Terry accepted a four-match ban and £220,000 fine from the Football Association for racially abusing QPR's Anton Ferdinand.
The club are understood to have handed Terry a further fine but he will remain as club captain and will not have any further suspension.
Terry has apologised for the language he used towards Ferdinand, although he does not specifically direct his apology to Ferdinand.
Chelsea have insisted that their internal action against Terry will remain confidential, as have past disciplinary cases involving their players.
Lord Herman Ouseley, chairman of football's equality group Kick It Out, said that stance could damage Chelsea in the eyes of those people who had been waiting many months to see how the club handled the case.
Ouseley said: "I believe Chelsea need to be open about the action they have taken. A lot of people will be dissatisfied that Chelsea have not been much more up front about the standards they set and the values they have.
"If they are not prepared to say, it will further damage the trust of those people who still have suspicions about Chelsea's sincerity in dealing this matter.
"I do welcome what they have said, but they need to be saying more and doing more if they are going to win back the confidence of people who have lost trust in them rather than to sit back and be silent."
Chelsea released a statement on Thursday saying that Terry's language was not acceptable.
The statement said: "The board has taken further disciplinary action in addition to the four-match suspension and £220,000 fine imposed by the FA. In accordance with our long-standing policy, that disciplinary action will remain confidential."
Chelsea added: "Chelsea Football Club believes John Terry has made the correct decision by not appealing against the FA judgment relating to language he used at the QPR match last October.

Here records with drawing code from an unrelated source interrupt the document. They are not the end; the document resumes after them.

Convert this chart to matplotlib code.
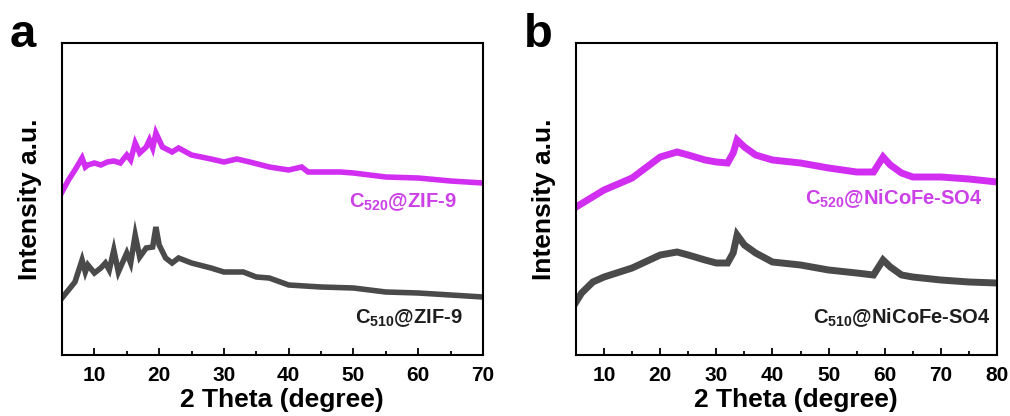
import matplotlib
matplotlib.use("Agg")
import matplotlib.pyplot as plt
from matplotlib.ticker import MultipleLocator

plt.rcParams['font.family'] = ['Liberation Sans', 'DejaVu Sans']
plt.rcParams['font.weight'] = 'bold'
plt.rcParams['mathtext.default'] = 'regular'

# ---- Panel a data (2 theta in degrees, intensity in arbitrary units) ----
a_top_x = [5, 6, 7, 8.1, 8.6, 9, 10, 11, 12, 13, 14, 15, 15.6, 16.3, 17, 18, 18.5, 19, 19.5,
           20.5, 22, 23, 25, 28, 30, 32, 34, 37, 40, 42, 43, 48, 50, 55, 60, 65, 70]
a_top_y = [163, 175, 185, 197, 188, 190, 192, 190, 193, 194, 192, 200, 195, 212, 202, 208, 215, 207, 222,
           208, 203, 207, 200, 196, 193, 196, 193, 188, 185, 188, 183, 183, 182, 178, 177, 174, 172]

a_bot_x = [5, 6, 7, 8.1, 8.6, 9, 10, 11, 11.7, 12.3, 13, 13.7, 15, 15.6, 16.3, 17, 18, 19, 19.5,
           20, 21, 22, 23, 25, 28, 30, 33, 35, 37, 40, 45, 50, 55, 60, 65, 70]
a_bot_y = [57, 65, 73, 95, 83, 90, 82, 87, 92, 85, 105, 83, 102, 92, 120, 98, 107, 108, 128,
           110, 97, 92, 97, 92, 87, 83, 83, 78, 77, 70, 68, 67, 63, 62, 60, 58]

# ---- Panel b data ----
b_top_x = [5, 10, 15, 20, 23, 25, 28, 30, 32, 33, 33.7, 35, 37, 40, 45, 50, 55, 58, 59.7, 61,
           63, 65, 70, 75, 80]
b_top_y = [148, 165, 177, 198, 203, 200, 195, 193, 192, 202, 215, 208, 200, 195, 192, 187, 183, 183, 198, 190,
           182, 178, 178, 176, 173]

b_bot_x = [5, 6, 8, 10, 15, 20, 23, 25, 28, 30, 32, 33, 33.7, 35, 37, 40, 45, 50, 55, 58, 59.7, 61,
           63, 65, 70, 75, 80]
b_bot_y = [53, 62, 73, 78, 87, 100, 103, 100, 95, 92, 92, 102, 120, 110, 102, 93, 90, 85, 82, 80, 95, 88,
           80, 78, 75, 73, 72]

labels_a = [r'C$_{520}$@ZIF-9', r'C$_{510}$@ZIF-9']
labels_b = [r'C$_{520}$@NiCoFe-SO4', r'C$_{510}$@NiCoFe-SO4']
panel_letters = ['a', 'b']
xlims = [(5, 70), (5, 80)]

MAGENTA = '#D22EF2'
MAGENTA_TXT = '#CC40E8'
GRAY = '#4A4A4A'
TXT_DARK = '#1E1E1E'

fig = plt.figure(figsize=(10.10, 4.16), dpi=100)
ax_a = fig.add_axes([62/1010, 61/416, 421/1010, 312/416])
ax_b = fig.add_axes([576/1010, 61/416, 421/1010, 312/416])

series = [
    (ax_a, a_top_x, a_top_y, a_bot_x, a_bot_y, labels_a, (66.0, 153), (66.9, 37), 4.0),
    (ax_b, b_top_x, b_top_y, b_bot_x, b_bot_y, labels_b, (77.5, 156), (78.8, 37), 5.0),
]

for i, (ax, tx, ty, bx, by, labs, pos_top, pos_bot, lw) in enumerate(series):
    ax.plot(tx, ty, color=MAGENTA, lw=lw, solid_joinstyle='miter')
    ax.plot(bx, by, color=GRAY, lw=lw, solid_joinstyle='miter')
    ax.set_xlim(*xlims[i])
    ax.set_ylim(0, 312)
    ax.xaxis.set_major_locator(MultipleLocator(10))
    ax.xaxis.set_minor_locator(MultipleLocator(5))
    ax.tick_params(axis='x', which='major', direction='in', length=5, width=1.3, pad=8, labelsize=15)
    ax.tick_params(axis='x', which='minor', direction='in', length=3, width=1.3)
    ax.set_yticks([])
    for lbl in ax.get_xticklabels():
        lbl.set_fontweight('bold')
    for sp in ax.spines.values():
        sp.set_linewidth(1.5)
    ax.set_xlabel('2 Theta (degree)', fontsize=19, fontweight='bold')
    ax.xaxis.set_label_coords(0.523, -0.105)
    ax.set_ylabel('Intensity a.u.', fontsize=19, fontweight='bold')
    ax.yaxis.set_label_coords(-0.047, 0.5)
    ax.text(pos_top[0], pos_top[1], labs[0], color=MAGENTA_TXT, fontsize=14.5, fontweight='bold',
            ha='right', va='center')
    ax.text(pos_bot[0], pos_bot[1], labs[1], color=TXT_DARK, fontsize=14.5, fontweight='bold',
            ha='right', va='center')

fig.text(10/1010, 1 - 47/416, panel_letters[0], fontsize=34, fontweight='bold', ha='left', va='baseline')
fig.text(524/1010, 1 - 47/416, panel_letters[1], fontsize=34, fontweight='bold', ha='left', va='baseline')

fig.savefig('out.png', dpi=100)
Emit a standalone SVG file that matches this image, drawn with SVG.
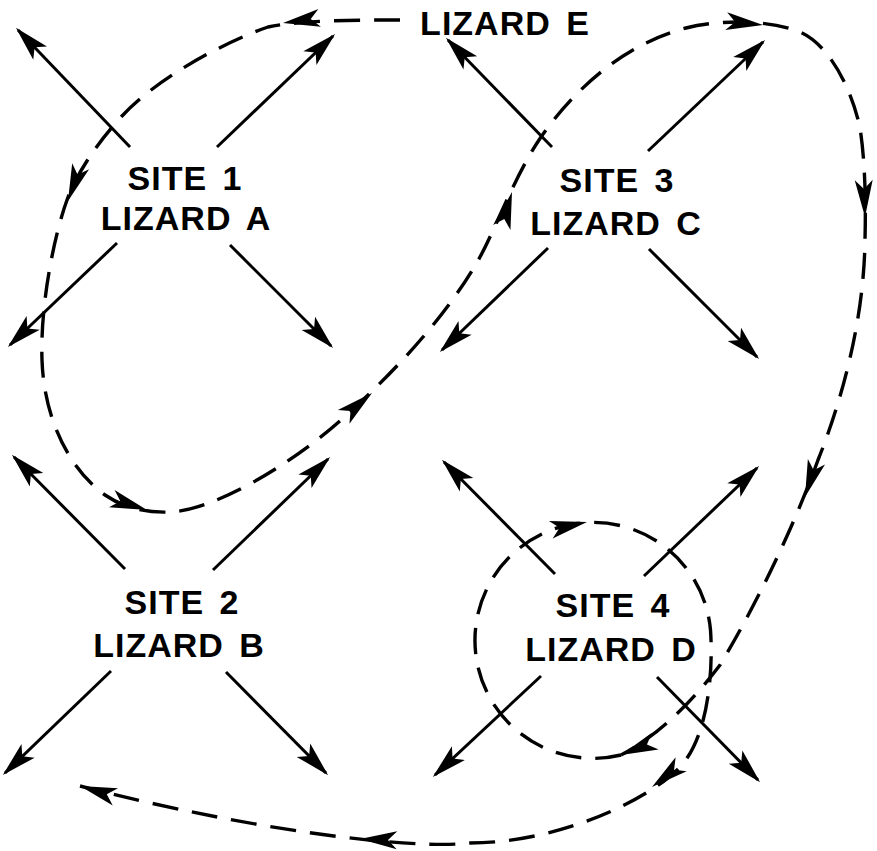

"Chelsea also appreciates, and supports, John's full apology for the language he used. The club firmly believes such language is not acceptable and fell below the standards expected of John as a Chelsea player."
The FA suspension means Terry will miss Chelsea's games against Tottenham, two against Manchester United - Premier League and Capital One Cup - and Swansea.
It also means he will not be involved in any games during Kick It Out's week of action which started today.
Terry was found guilty by the independent FA regulatory commission of calling Ferdinand a "f****** black c***" during a Barclays Premier League match between Chelsea and QPR on October 23 last year.
In July, he was cleared in Westminster Magistrates Court of a racially-aggravated public order offence.
In a statement released via his representatives Elite Management, Terry said: "After careful consideration, I have decided not to appeal against the FA judgment.
"I want to take this opportunity to apologise to everyone for the language I used in the game against Queens Park Rangers last October.
"Although I'm disappointed with the FA judgment, I accept that the language I used, regardless of the context, is not acceptable on the football field or indeed in any walk of life."
Terry's statement continued: "As I stated in the criminal case, with the benefit of hindsight my language was clearly not an appropriate reaction to the situation for someone in my position.
"My response was below the level expected by Chelsea Football Club, and by me, and it will not happen again.
"Looking forward, I will continue to do my part in assisting the club to remove all types of discriminatory behaviour from football.
"I am extremely grateful for the consistent support of Chelsea FC, the fans and my family."
The three-man commission had ruled there was "no credible basis" for Terry's claim he had only been repeating words he thought QPR defender Ferdinand had accused him of saying, and labelled his defence "improbable, implausible and contrived".
The commission also questioned why Terry's team-mate Ashley Cole had changed his statement to give more support to Terry's story, sparking a furious response from the Chelsea and England defender who described the FA as a "bunch of t***s" in a tweet sent on October 5.
Cole issued a full apology later that day and admitted a misconduct charge which led to an FA fine on Thursday of £90,000. He too is subject to internal action from Chelsea.
Meanwhile, Chelsea will respond to the FA regarding criticism by the commission panel of club secretary Dave Barnard's evidence and involvement in the changes to Cole's statement.
The club are adamant that Barnard has done no wrong and intend to address the situation with the FA.